Ancaman penurunan PAD juga dari pajak hiburan yang tarifnya pun diturunkan. Selama ini, pajak hiburan terbesar masih berasal dari sinema. Hiburan lain seperti kafe atau pub sangat kecil. Penurunan tarif pajak hiburan dipastikan juga mengancam penurunan perolehan pajak daerah.

Perolehan pajak daerah ditambah retribusi daerah sangat penting bagi pemda seperti Sidoarjo. Sebab, keduanya merupakan penyumbang terbesar PAD. Tahun ini PAD Sidoarjo ditergat sebesar Rp 1,8 triliun. Dari angka itu, sebesar Rp 1,034 triliun diharapkan dari pajak daerah. Sementara itu, retribusi daerah ditargetkan Rp 80 triliun. 

Melihat kontribusinya yang sangat besar,  perubahan aturan dalam tarif berbagai pajak daerah itu menjadi ancaman.  Meski demikian, harus disadari bahwa perubahan tarif tersebut juga demi kepentingan lebih luas. Kepentingan ekonomi dan masyarakat.

Adanya masalah dalam penetapan tarif dan pengutipan pajak dan retribusi daerah itu banyak terjadi pasca-otonomi daerah. Sebab, otonomi memang membuat pemerintah daerah harus kreatif dan bekerja keras menggali potensi-potensi pendapatan bagi daerah. Pajak dan retribusi itulah yang menjadi andalan pemerintah daerah dalam mengumpulkan pendapatan. Pendapatan yang besar membuat pemerintah daerah leluasa dalam menyejahterakan warganya.

Untuk itu, pemerintah daerah diberi  kewenangan membuat kebijakan daerah untuk mengatur sendiri. Termasuk  menggali sumber-sumber ekonomi guna memperoleh pendapatan yang disebut  pendapatan asli daerah (PAD). PAD itulah yang menjadi sumber pembiayaan pembangunan di daerah untuk   menyejahterakan rakyatnya.

Dalam otonomi, PAD begitu penting. Kemampuan PAD suatu pemda menjadi salah satu indikator kapasitas daerah dalam penyelenggaraan otonomi. Jika PAD meningkat, dana yang dimiliki pemerintah daerah akan lebih tinggi. Sebab, PAD, dana perimbangan, serta lain-lain pendapatan yang sah akan menjadi sumber anggaran pendapatan dan belanja daerah (APBD) untuk membiayai daerah.

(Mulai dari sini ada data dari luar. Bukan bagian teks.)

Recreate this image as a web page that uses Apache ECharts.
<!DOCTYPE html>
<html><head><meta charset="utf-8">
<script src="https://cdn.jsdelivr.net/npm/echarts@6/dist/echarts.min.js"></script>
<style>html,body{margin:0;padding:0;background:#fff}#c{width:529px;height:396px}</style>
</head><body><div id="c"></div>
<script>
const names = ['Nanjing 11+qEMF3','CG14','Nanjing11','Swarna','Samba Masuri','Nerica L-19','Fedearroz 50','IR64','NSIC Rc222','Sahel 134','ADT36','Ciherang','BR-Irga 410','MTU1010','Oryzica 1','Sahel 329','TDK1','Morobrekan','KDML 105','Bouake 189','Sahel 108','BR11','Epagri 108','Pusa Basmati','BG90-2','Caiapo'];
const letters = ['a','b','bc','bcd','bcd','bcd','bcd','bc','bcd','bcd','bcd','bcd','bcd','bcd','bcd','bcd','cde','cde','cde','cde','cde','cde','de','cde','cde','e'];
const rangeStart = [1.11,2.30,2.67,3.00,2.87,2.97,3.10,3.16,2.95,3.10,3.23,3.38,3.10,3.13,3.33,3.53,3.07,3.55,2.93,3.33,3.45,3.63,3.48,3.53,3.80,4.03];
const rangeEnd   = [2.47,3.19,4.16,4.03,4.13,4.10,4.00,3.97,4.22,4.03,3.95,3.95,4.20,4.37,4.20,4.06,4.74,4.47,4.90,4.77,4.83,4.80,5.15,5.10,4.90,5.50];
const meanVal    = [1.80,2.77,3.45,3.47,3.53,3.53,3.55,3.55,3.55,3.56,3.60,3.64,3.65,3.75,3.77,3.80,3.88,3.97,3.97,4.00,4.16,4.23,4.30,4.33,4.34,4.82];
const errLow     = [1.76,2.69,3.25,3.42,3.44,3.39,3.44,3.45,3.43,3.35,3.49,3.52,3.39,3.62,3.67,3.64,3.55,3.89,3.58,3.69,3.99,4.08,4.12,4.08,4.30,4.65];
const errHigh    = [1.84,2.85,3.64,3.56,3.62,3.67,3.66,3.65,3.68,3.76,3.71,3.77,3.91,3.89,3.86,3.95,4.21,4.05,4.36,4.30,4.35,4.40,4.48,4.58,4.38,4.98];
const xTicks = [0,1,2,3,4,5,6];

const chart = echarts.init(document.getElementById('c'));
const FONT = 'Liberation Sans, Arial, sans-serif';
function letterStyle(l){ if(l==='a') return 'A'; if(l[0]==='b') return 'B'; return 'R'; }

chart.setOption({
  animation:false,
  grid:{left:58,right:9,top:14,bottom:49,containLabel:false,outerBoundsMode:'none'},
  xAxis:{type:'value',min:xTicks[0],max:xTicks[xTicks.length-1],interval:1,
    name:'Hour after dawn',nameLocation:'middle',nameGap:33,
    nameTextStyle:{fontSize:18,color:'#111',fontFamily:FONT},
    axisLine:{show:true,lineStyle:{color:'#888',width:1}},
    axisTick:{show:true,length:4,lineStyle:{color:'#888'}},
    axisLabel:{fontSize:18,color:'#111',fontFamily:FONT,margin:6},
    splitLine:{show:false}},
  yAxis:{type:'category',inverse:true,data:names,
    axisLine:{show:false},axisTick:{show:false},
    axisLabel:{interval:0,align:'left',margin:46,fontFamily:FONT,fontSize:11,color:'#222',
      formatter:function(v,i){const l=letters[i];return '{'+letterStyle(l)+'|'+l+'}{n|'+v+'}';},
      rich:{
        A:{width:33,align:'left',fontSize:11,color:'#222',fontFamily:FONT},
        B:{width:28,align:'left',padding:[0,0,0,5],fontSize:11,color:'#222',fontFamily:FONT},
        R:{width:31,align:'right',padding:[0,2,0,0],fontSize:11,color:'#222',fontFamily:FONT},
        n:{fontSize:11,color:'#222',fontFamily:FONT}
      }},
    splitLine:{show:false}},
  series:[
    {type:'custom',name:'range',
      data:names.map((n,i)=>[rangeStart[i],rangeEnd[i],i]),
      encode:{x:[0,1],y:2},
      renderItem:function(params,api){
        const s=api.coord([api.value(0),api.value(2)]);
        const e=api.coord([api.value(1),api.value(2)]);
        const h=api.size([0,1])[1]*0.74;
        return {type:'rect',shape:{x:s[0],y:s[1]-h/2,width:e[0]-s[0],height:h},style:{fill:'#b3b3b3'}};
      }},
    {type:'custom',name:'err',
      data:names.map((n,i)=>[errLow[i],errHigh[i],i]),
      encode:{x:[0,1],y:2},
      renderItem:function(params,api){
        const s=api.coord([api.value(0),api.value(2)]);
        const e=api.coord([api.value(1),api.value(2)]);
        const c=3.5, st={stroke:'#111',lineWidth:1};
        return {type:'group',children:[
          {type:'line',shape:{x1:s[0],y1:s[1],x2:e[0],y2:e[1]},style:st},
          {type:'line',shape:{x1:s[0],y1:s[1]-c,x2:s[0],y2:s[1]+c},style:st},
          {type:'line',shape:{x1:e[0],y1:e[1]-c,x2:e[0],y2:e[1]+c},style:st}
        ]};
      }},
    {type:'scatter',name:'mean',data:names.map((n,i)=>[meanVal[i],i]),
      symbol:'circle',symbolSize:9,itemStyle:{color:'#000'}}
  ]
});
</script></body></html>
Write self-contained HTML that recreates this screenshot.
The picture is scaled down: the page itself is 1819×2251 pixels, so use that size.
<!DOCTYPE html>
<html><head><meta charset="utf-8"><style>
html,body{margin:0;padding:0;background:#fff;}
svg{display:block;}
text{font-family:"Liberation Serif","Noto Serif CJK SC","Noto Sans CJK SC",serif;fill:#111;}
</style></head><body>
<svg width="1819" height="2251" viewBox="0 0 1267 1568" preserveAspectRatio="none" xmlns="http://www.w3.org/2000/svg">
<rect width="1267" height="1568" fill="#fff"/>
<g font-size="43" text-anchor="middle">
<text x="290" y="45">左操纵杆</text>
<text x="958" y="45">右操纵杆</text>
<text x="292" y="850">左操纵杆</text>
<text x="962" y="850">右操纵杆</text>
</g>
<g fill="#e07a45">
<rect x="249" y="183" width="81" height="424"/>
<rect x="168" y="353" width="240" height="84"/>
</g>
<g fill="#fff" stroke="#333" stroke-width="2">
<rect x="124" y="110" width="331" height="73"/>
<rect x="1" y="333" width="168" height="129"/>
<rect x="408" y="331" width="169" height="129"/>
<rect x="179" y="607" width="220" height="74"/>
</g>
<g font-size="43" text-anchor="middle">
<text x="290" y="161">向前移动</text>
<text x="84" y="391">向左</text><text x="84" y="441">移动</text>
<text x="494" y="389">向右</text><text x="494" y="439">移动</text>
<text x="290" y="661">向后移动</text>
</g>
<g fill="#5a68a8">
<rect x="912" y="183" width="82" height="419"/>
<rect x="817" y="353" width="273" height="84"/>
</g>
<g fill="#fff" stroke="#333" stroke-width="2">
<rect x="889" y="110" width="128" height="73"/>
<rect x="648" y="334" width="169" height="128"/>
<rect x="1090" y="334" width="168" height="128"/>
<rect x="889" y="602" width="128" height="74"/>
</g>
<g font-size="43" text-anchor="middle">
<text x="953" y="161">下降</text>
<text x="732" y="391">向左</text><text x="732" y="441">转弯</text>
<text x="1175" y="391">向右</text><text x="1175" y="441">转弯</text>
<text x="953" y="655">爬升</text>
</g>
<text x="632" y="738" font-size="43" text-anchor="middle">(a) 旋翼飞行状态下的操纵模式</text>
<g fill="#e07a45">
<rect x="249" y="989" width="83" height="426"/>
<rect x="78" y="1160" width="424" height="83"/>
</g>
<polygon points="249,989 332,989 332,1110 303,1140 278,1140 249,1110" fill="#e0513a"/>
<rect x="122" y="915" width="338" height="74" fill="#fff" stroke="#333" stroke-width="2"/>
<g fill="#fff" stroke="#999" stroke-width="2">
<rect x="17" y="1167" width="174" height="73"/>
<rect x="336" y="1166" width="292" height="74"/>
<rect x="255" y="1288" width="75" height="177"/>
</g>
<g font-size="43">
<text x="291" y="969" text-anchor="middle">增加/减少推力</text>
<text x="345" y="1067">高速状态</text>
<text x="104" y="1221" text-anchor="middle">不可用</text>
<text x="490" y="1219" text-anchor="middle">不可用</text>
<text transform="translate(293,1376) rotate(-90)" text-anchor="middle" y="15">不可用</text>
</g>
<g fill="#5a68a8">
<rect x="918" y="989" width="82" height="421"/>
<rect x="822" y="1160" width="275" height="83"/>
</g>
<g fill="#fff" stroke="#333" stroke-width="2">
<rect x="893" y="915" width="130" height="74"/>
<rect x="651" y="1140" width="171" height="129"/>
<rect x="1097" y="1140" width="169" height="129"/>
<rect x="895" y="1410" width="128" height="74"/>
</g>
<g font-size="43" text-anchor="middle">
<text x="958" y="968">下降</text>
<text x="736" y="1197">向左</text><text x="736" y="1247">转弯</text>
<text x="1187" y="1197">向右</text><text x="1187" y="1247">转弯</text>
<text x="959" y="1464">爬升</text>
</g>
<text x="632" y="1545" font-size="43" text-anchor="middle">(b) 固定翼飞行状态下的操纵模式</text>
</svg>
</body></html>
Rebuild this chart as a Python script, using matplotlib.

Selain itu, dengan meningkatnya PAD, tingkat kemandirian daerah akan meningkat pula. Meningkatnya PAD akan meningkatkan APBD, di mana peningkatan APBD berarti peningkatan kemampuan daerah dalam mendorong perekonomian dan pembangunan daerah tersebut. Semua itu pada akhirnya akan meningkatkan pendapatan dan kesejahteraan masyarakat yang menjadi tujuan penyelenggaraan pemerintah daerah.

Karena itulah, banyak pemda yang lebih berorientasi pada pendapatan daerah dalam membuat kebijakan. Termasuk dalam kebijakan tarif pajak dan retribusi. Tarif itu perlu diatur agar di satu sisi bisa memberikan pendapatan bagi pemerintah daerah, dan di sisi lain untuk pembangunan dan memberikan pelayanan yang lebih baik kepada masyarakat. (*)

 

*) Imron Mawardi, dosen Fakultas Ekonomi dan Bisnis dan Wakil Dekan Fakultas Teknologi Maju dan Multidisiplin Universitas Airlangga.